In truth away from Greece there was fairly minimal news flow elsewhere yesterday. In the US we saw the third reading for Q1 GDP revised up to -0.2% saar as expected from the previous -0.7% print. We also saw an upward revision to personal consumption to 2.1% saar, a 30bps move higher. Finally Core PCE was kept unchanged at +0.8% saar. The Dollar swung around with the various headlines before the DXY eventually closed down a modest -0.15%. The Treasury market also had to deal with a weaker 5 year auction yesterday where we saw the bid-to-cover ratio fall 2.39, well below the average of the last 10 auctions of 2.54. Elsewhere, one date to now mark in the diary is that of the next Fed’s semi-annual Monetary Policy report in front of congress which will take place on July 15th after it was confirmed that Fed Chair Yellen will be returning back to Capitol Hill.

Data wise in Europe yesterday the focus was on Germany where we got a weaker than expected IFO survey reading, particularly in light of the previous day’s PMI’s. The headline declined 1.1pts to 107.4 (vs. 108.1 expected) supported by falls for both the current assessment (down 1.2pts to 113.1; expected 114.1) and expectations (down 1pt 102.0; expected 102.4) with the latter falling for the third straight month. Our colleagues in Europe noted that level-wise the expectations reading is still consistent with 0.5% qoq GDP growth in Q2 however. Elsewhere, yesterday we saw the final Q1 GDP reading in France kept unchanged at +0.6% qoq.

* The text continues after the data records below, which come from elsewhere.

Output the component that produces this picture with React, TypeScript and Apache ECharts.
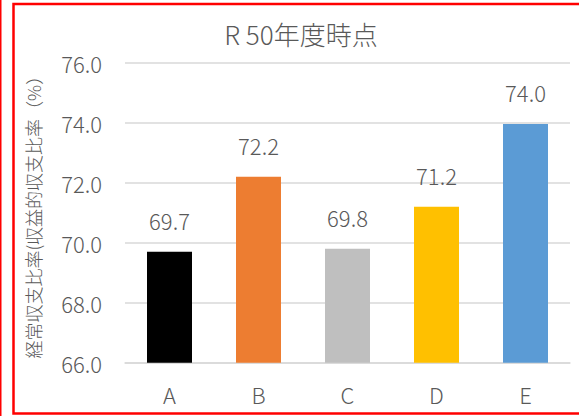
import React, { useEffect, useRef } from "react";
import * as echarts from "echarts";

const title = "R 50年度時点";
const categories = ["A", "B", "C", "D", "E"];
const values = [69.7, 72.2, 69.8, 71.2, 73.96];
const barColors = ["#000000", "#ED7D31", "#BFBFBF", "#FFC000", "#5B9BD5"];
const yAxisName = "経常収支比率(収益的収支比率（%）";
const yMin = 66;
const yMax = 76;
const yInterval = 2;

const FONT = "'Noto Sans CJK JP', 'Noto Sans', sans-serif";
const TEXT = "#595959";
const W = 300;

export default function App() {
  const ref = useRef<HTMLDivElement>(null);
  useEffect(() => {
    if (!ref.current) return;
    const chart = echarts.init(ref.current, undefined, { renderer: "svg" });
    chart.setOption({
      animation: false,
      backgroundColor: "#ffffff",
      textStyle: { fontFamily: FONT },
      title: {
        text: title,
        left: 296,
        top: 15,
        textAlign: "center",
        textStyle: { fontFamily: FONT, fontSize: 26, fontWeight: W, color: TEXT },
      },
      grid: { left: 125, right: 9, top: 62.7, bottom: 53.3, containLabel: false },
      xAxis: {
        type: "category",
        data: categories,
        axisLine: { show: true, lineStyle: { color: "#D9D9D9", width: 1.5 } },
        axisTick: { show: false },
        axisLabel: { color: TEXT, fontSize: 22, fontWeight: W, fontFamily: FONT, margin: 20 },
      },
      yAxis: {
        type: "value",
        min: yMin,
        max: yMax,
        interval: yInterval,
        name: yAxisName,
        nameLocation: "middle",
        nameRotate: 90,
        nameGap: 83,
        nameTextStyle: { color: TEXT, fontSize: 18, fontWeight: W, fontFamily: FONT },
        axisLine: { show: false },
        axisTick: { show: false },
        axisLabel: {
          color: TEXT,
          fontSize: 22,
          fontWeight: W,
          fontFamily: FONT,
          margin: 23,
          formatter: (v: number) => v.toFixed(1),
        },
        splitLine: { lineStyle: { color: "#D9D9D9", width: 1.5 } },
      },
      series: [
        {
          type: "bar",
          barWidth: 45,
          data: values.map((v, i) => ({ value: v, itemStyle: { color: barColors[i] } })),
          label: {
            show: true,
            position: "top",
            distance: 21,
            color: TEXT,
            fontSize: 22,
            fontWeight: W,
            fontFamily: FONT,
            formatter: (p: any) => Number(p.value).toFixed(1),
          },
        },
      ],
      graphic: [
        {
          type: "rect",
          shape: { x: 13.5, y: 4, width: 580, height: 409.5 },
          style: { fill: "none", stroke: "#FF0000", lineWidth: 2.5 },
          silent: true,
        },
        {
          type: "line",
          shape: { x1: 0.75, y1: 0, x2: 0.75, y2: 416 },
          style: { stroke: "#FF0000", lineWidth: 1.5 },
          silent: true,
        },
      ],
    });
    return () => chart.dispose();
  }, []);
  return (
    <div
      ref={ref}
      style={{ position: "absolute", left: 0, top: 0, width: 579, height: 416 }}
    />
  );
}
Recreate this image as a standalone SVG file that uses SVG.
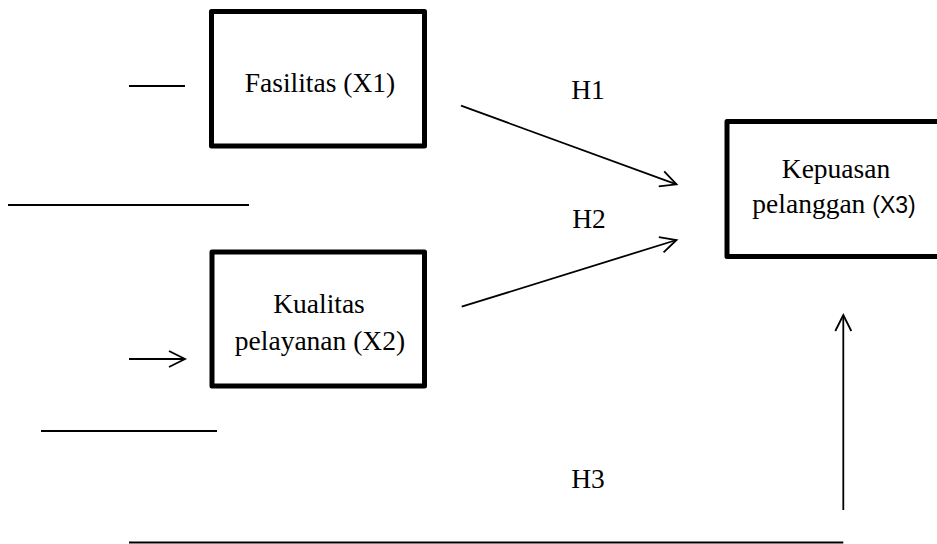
<svg xmlns="http://www.w3.org/2000/svg" width="937" height="544" viewBox="0 0 937 544">
<style>
.box{fill:#fff;stroke:#000;stroke-width:5;stroke-linejoin:round}
.t{font-size:27.5px;fill:#000;text-anchor:middle}
.ln{stroke:#000;stroke-width:1.8;fill:none}
</style>
<defs>
<marker id="arr" markerUnits="userSpaceOnUse" markerWidth="22" markerHeight="22" viewBox="-19 -11 22 22" refX="0" refY="0" orient="auto">
<path d="M-16,-8 L0,0 L-16,8" fill="none" stroke="#000" stroke-width="1.8"/>
</marker>
</defs>
<g id="node-x1">
<rect class="box" x="211.5" y="11.5" width="213" height="134.5"/>
<text class="t" font-family="Liberation Serif, serif" x="320" y="92">Fasilitas (X1)</text>
</g>
<g id="node-x2">
<rect class="box" x="212" y="252" width="212.5" height="134"/>
<text class="t" font-family="Liberation Serif, serif" x="319" y="313">Kualitas</text>
<text class="t" font-family="Liberation Serif, serif" x="320" y="350">pelayanan (X2)</text>
</g>
<g id="node-x3">
<rect class="box" x="727" y="121.5" width="213" height="135"/>
<text class="t" font-family="Liberation Serif, serif" x="836" y="178">Kepuasan</text>
<text class="t" font-family="Liberation Serif, serif" x="834" y="213">pelanggan <tspan font-family="Liberation Sans, sans-serif" font-size="23">(X3)</tspan></text>
</g>
<g id="labels">
<text class="t" font-family="Liberation Serif, serif" x="588" y="99">H1</text>
<text class="t" font-family="Liberation Serif, serif" x="589" y="228">H2</text>
<text class="t" font-family="Liberation Serif, serif" x="588" y="488">H3</text>
</g>
<g id="connectors">
<line class="ln" x1="461" y1="105.7" x2="676.5" y2="184.3" marker-end="url(#arr)"/>
<line class="ln" x1="461.7" y1="306.7" x2="676.5" y2="240" marker-end="url(#arr)"/>
<line class="ln" x1="843.3" y1="510" x2="843.3" y2="315" marker-end="url(#arr)"/>
<line class="ln" x1="129" y1="359" x2="185" y2="359" marker-end="url(#arr)"/>
<line class="ln" x1="129" y1="86" x2="185" y2="86"/>
<line class="ln" x1="8" y1="205" x2="249" y2="205"/>
<line class="ln" x1="41" y1="431" x2="217" y2="431"/>
<line class="ln" x1="129" y1="542.5" x2="843.3" y2="542.5"/>
</g>
</svg>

Turning over to the day ahead now, it’s set to be all eyes on Greece this morning once again with Tsipras’s meeting with the Creditors followed by the Eurogroup meeting shortly after. Data wise we’ve got German consumer confidence and UK CBI reported sales as the main releases this morning. It’s set to be a busy session in the US this afternoon however headlined by the May PCE deflator (the Fed’s preferred inflation measure) reading. As well as this we get the May readings for personal income and spending as well as initial jobless claims, Kansas City Fed manufacturing activity index and the flash composite and services PMI prints.